Through the Quesnel museum. Very nice searchable database of this regional newspaper in BC. Dates begin 1908 and search results give you a phrase in which your search term appears. Very nice.

Peace River Project


This is the same search format as the New Brunswick archive. Unfortunately for me this paper’s database begins in 1914, so after my period. But it still may be good for you.

Prince George Newspapers


This has a so-so search engine. But it does let you select or deselect options after it finds lots of stuff. On the right hand side of the page of search results it allows you to remove or focus on specific dates or locations. That’s handy.

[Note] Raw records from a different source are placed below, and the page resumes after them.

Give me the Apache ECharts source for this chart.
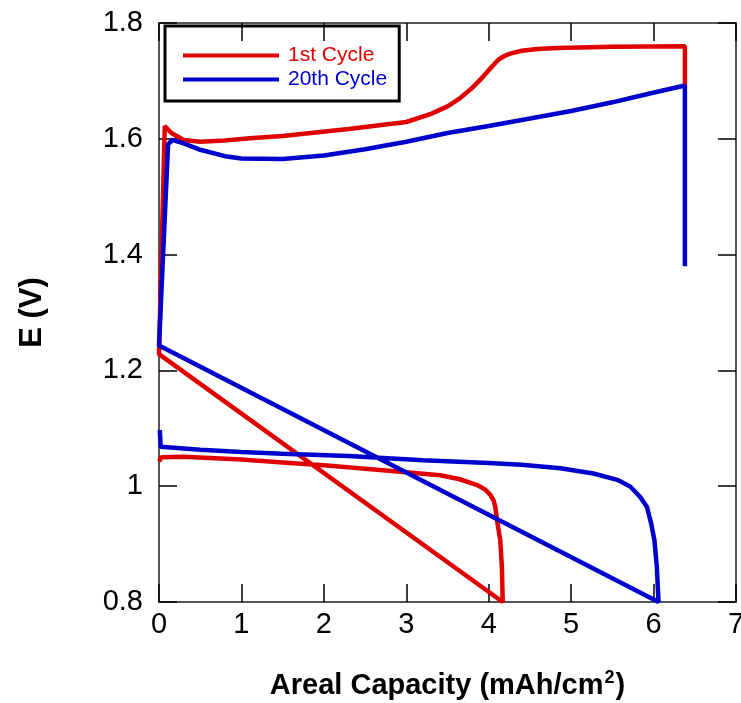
<!DOCTYPE html>
<html>
<head>
<meta charset="utf-8">
<script src="https://cdn.jsdelivr.net/npm/echarts@6/dist/echarts.min.js"></script>
<style>
html,body{margin:0;padding:0;background:#fff;overflow:hidden;}
#chart{width:741px;height:703px;}
</style>
</head>
<body>
<div id="chart"></div>
<script>
// ---- Data ----
const seriesNames = ['1st Cycle', '20th Cycle'];
const seriesColors = ['#e00000', '#0000cc'];

// 1st cycle: discharge, return to start, charge ([capacity mAh/cm2, E V])
const cycle1 = [
  [0.00, 1.043], [0.03, 1.050], [0.30, 1.051], [1.00, 1.046], [1.50, 1.041],
  [2.00, 1.036], [2.50, 1.030], [3.00, 1.024], [3.41, 1.019], [3.65, 1.012],
  [3.86, 1.002], [3.96, 0.994], [4.02, 0.985], [4.06, 0.975], [4.08, 0.964],
  [4.10, 0.942], [4.14, 0.907], [4.16, 0.860], [4.17, 0.800],
  [0.00, 1.228],
  [0.07, 1.622], [0.15, 1.610], [0.30, 1.598], [0.50, 1.595], [0.80, 1.597],
  [1.10, 1.601], [1.50, 1.605], [1.90, 1.611], [2.30, 1.617], [2.70, 1.624],
  [3.00, 1.629], [3.30, 1.643], [3.50, 1.656], [3.65, 1.670], [3.80, 1.688],
  [3.93, 1.707], [4.04, 1.725], [4.12, 1.737], [4.19, 1.743], [4.26, 1.747],
  [4.40, 1.752], [4.59, 1.755], [4.83, 1.757], [5.50, 1.759],
  [6.38, 1.760], [6.38, 1.693]
];

// 20th cycle
const cycle20 = [
  [0.01, 1.097], [0.02, 1.068], [0.50, 1.063], [1.00, 1.059], [1.50, 1.056],
  [2.30, 1.052], [3.20, 1.045], [4.00, 1.040], [4.40, 1.037], [4.87, 1.031],
  [5.27, 1.022], [5.56, 1.011], [5.72, 0.999], [5.84, 0.981], [5.92, 0.964],
  [5.97, 0.936], [6.01, 0.907], [6.04, 0.860], [6.06, 0.800],
  [0.00, 1.243],
  [0.11, 1.590], [0.16, 1.598], [0.30, 1.592], [0.50, 1.581], [0.80, 1.570],
  [1.00, 1.566], [1.50, 1.565], [2.00, 1.571], [2.50, 1.582], [3.00, 1.595],
  [3.50, 1.610], [4.00, 1.622], [4.50, 1.635], [5.00, 1.648], [5.50, 1.663],
  [5.80, 1.673], [6.10, 1.683], [6.38, 1.692], [6.38, 1.380]
];

const xRange = {min: 0, max: 7, interval: 1};
const yRange = {min: 0.8, max: 1.8, interval: 0.2};
const xTitle = 'Areal Capacity (mAh/cm{s|2})';
const yTitle = 'E (V)';

// ---- Chart ----
const FONT = "'Liberation Sans', Arial, sans-serif";
const chart = echarts.init(document.getElementById('chart'), null, {renderer: 'canvas', width: 741, height: 703});

const axisLine = {show: true, onZero: false, lineStyle: {color: '#555', width: 2}};
const axisTick = {show: true, inside: true, length: 18, lineStyle: {color: '#000', width: 1.5}};

chart.setOption({
  animation: false,
  backgroundColor: '#fff',
  grid: {left: 159, right: 5, top: 23, bottom: 101, containLabel: false, outerBoundsMode: 'none'},
  legend: {
    orient: 'vertical',
    left: 165, top: 26,
    padding: [19, 12, 11, 18],
    itemGap: 3,
    itemWidth: 96, itemHeight: 4,
    icon: 'rect',
    borderColor: '#000', borderWidth: 3,
    textStyle: {fontFamily: FONT, fontSize: 21, padding: [0, 0, 0, 4]},
    data: seriesNames.map((n, i) => ({name: n, textStyle: {color: seriesColors[i]}}))
  },
  xAxis: [{
    type: 'value', position: 'bottom', ...xRange,
    axisLine, axisTick, splitLine: {show: false},
    axisLabel: {fontFamily: FONT, fontSize: 29, color: '#000', margin: 8},
    name: xTitle, nameLocation: 'middle', nameGap: 67,
    nameTextStyle: {
      fontFamily: FONT, fontSize: 29, fontWeight: 'bold', color: '#000',
      rich: {s: {fontFamily: FONT, fontSize: 18, fontWeight: 'bold', color: '#000', verticalAlign: 'top', padding: [0, 1, 16, 1]}}
    }
  }, {
    type: 'value', position: 'top', ...xRange,
    axisLine, axisTick, splitLine: {show: false}, axisLabel: {show: false}
  }],
  yAxis: [{
    type: 'value', position: 'left', ...yRange,
    axisLine, axisTick, splitLine: {show: false},
    axisLabel: {fontFamily: FONT, fontSize: 29, color: '#000', margin: 16,
      formatter: v => String(+v.toFixed(1))},
    name: yTitle, nameLocation: 'middle', nameGap: 111, nameRotate: 90,
    nameTextStyle: {fontFamily: FONT, fontSize: 31, fontWeight: 'bold', color: '#000'}
  }, {
    type: 'value', position: 'right', ...yRange,
    axisLine, axisTick, splitLine: {show: false}, axisLabel: {show: false}
  }],
  series: [cycle1, cycle20].map((d, i) => ({
    name: seriesNames[i],
    type: 'line',
    xAxisIndex: 0, yAxisIndex: 0,
    data: d,
    showSymbol: false, symbol: 'none',
    lineStyle: {color: seriesColors[i], width: 4.5},
    itemStyle: {color: seriesColors[i]},
    clip: false
  }))
});
</script>
</body>
</html>
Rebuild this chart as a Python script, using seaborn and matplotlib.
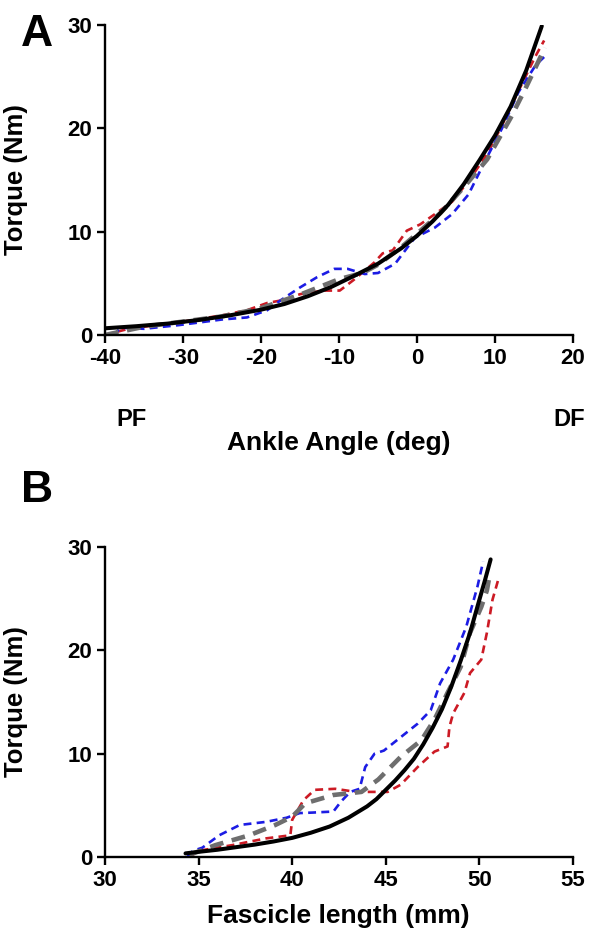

Prince Rupert Digital Newspaper Archives


Another regional paper archive. This one is a tricky search engine and I don’t think you can specify by date.
Pay close attention: You need to get to the advanced search page by putting a search term in the field on the left. This will take you to another page, which includes an advanced search option. Click the “digital repository” tab before searching again. Otherwise, you will not see everything.

I tried “opium” and got nothing, then “minister” and got nothing. I knew this was not possible, so then I realized you need to “digital repository” tab… lots of hits after that.

Toronto Star: Pages of the Past.


This is also a ProQuest joint. It is also fully searchable and for the full life of the Star. It is also best accessed through a university library. However, unlike the Globe and Mail, it’s actually possible to get individual subscriptions. They vary (from 1 hour to 1 year) and therefore not terribly prohibitive.

Winnipeg Free Press


This is a format quite similar to the “Newspaper Archive” site listed above.  If you want to search only the WFP, use this, but the Newspaper Archive site will get you more papers.

Okay? Okay!

That’s it for now.  Thanks to the H-Canada contributors for this list, especially to Sean Kkeraj and also to Jonathan Swainger.

I did get an excel file from one researcher, but I do not want to post it here because he got it from an archive and I am not sure whose proprietary material it is.  Sorry.  It was pretty comprehensive.  I will go over it eventually and post links that are not available here.

If you know of any other sites, let me know and I will post them here.